Publication Date

2008

Abstract

Pursuant to Article II of the Constitution, the President has the power to make treaties with the advice and consent of two-thirds of the Senate, and these treaties uncontroversially become binding on the United States as a matter of international law. The status of such treaties within the U.S. legal system is less clear. The Supremacy Clause states that, along with the Constitution and laws of the United States, treaties made by the United States are part of the"supreme Law of the Land." At least since the Supreme Court's 1829 decision in Foster v Neilson, however, it has been understood that treaty provisions are directly enforceable in U.S. courts only if they are "self-executing."1 The legitimacy and implications of this self-execution requirement have generated substantial controversy and confusion among both courts and commentators.

Much of the debate over self-execution has been fought out, at least in part, on originalist territory, with competing claims about what the constitutional Founders would have understood. Whatever one may think of the virtues of originalist methodology in general, it has not been successful in moving the self-execution debate forward. Among other things, both treaty practice and the nation's position in the world have changed so dramatically since the Founding that is difficult for originalism to compel contemporary conclusions. It is noteworthy, for example, that most scholarship on self-execution hardly mentions the phenomenon of congressional-executive agreements (which are ratified by the President with the approval of a majority of both houses of Congress rather than two-thirds of the Senate), even though they constitute the vast majority of international agreements concluded by the United States since the 1930s.2 Similarly, the development in the modern era of legislative-style multilateral treaties, many of which overlap substantially with domestic legislation, poses issues not contemplated by the Founders.3

The Supreme Court's decision last Term in Medellin v Texas contains the most extensive discussion of treaty self-execution in the Court's history.4 In that case, the Court held that a treaty obligation of the United States to comply with a decision of the International Court of Justice (the international adjudicatory arm of the United Nations that sits in The Hague) was not self-executing and thus could not be applied by U.S. courts to override an otherwise valid state rule of criminal procedure. The Court also held that the President lacked the unilateral authority to compel state courts to comply with the International Court's decision. The decision is both controversial and subject to differing interpretations and thus, if anything, is likely to intensify the debate.

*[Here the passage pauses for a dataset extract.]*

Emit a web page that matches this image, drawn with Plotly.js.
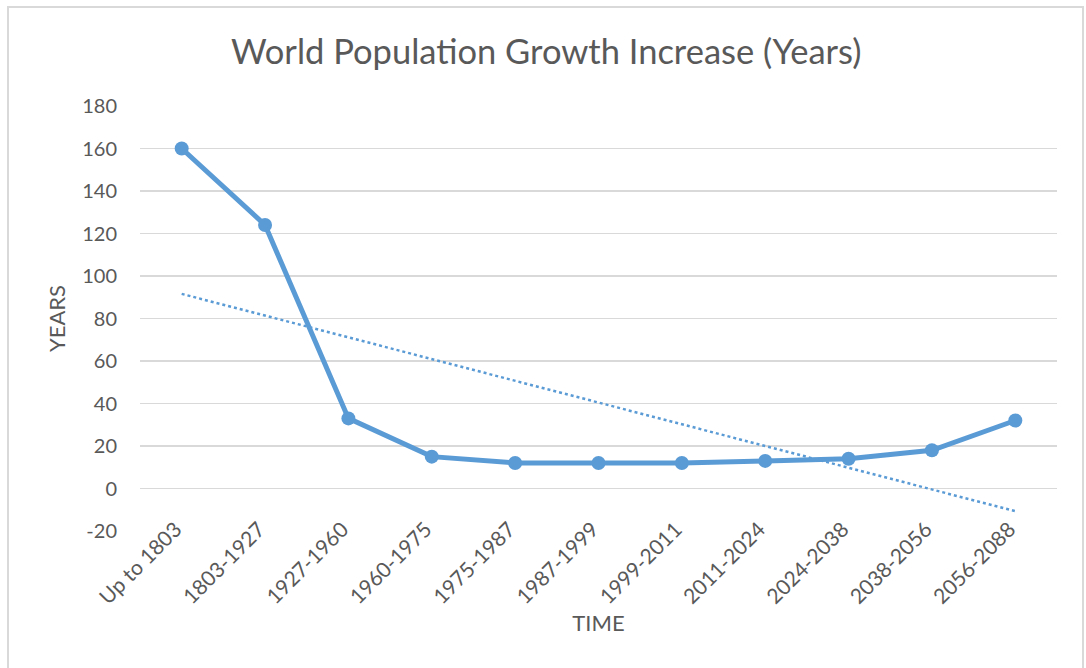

My goal in this article is to clear up some conceptual confusion relating to the self-execution doctrine and, in the process, better explain the contemporary practice of the courts and politicalbranches relating to treaty enforcement. To that end, I will make three claims about treaty self-execution. First, the Supremacy Clause does not by itself tell us the extent to which treaties should be judicially enforceable. Second, the relevant intent in discerning self-execution is the intent of the U.S. treaty-makers (that is, the President and Senate), not the collective intent of the various parties to the treaty. Third, even if treaties and statutes have an equivalent status in the U.S. legal system in the abstract, there are important structural and functional differences between them that are relevant to judicial enforceability.

As will be shown, these three claims are interconnected. The central theme connecting them is that treaties have a dual nature,in that they operate both within the domain of international politics as well as within the domain of law. In addition to having a certain status within international law, and potentially also within domestic law, every treaty is a contract that implicates the U.S. relationship with one or more other nations, and such a relationship inherently includes political as well as legal elements, such as considerations of reciprocity, reputation, and national interest. This duality of treaties is in turn relevant, as I will explain, to their domestic judicial enforceability.5 The three claims set forth in this article are also complementary, in that each of them is best understood along with the other two, and together they present a relatively coherent explanation for the judicial precedent in the area, including (despite its ambiguities) the Medellin decision, as well as the practices of the political branches.

Part I of this article briefly reviews the academic debates over treaty self-execution, some of the uncertainties surrounding the issue, and what is at stake. Part II defends and explains the implications of my first claim: that the Supremacy Clause does not by itself tell us the extent to which treaties should be judicially enforceable. Part III defends the second claim: that the relevant intent concerning self-execution is that of the U.S. treaty-makers. Part IV defends the third claim: that, even if statutes and treaties have equivalent legal status in the abstract, they are different in important ways that relate to judicial enforceability. Finally, Part V explains how Medellin, despite its ambiguities, is generally consistent with these three claims.

In staking out these claims, I will refer extensively to the work of Professor Carlos Vázquez, who has been the most prolific and sophisticated theorist about treaty self-execution and who recently published an important article on the topic in the Harvard Law Review. Although my article will focus primarily on points of disagreement between us, I should emphasize at the outset that there are many points relating to treaty self-execution on which we agree, and I have benefited greatly from his work on the subject.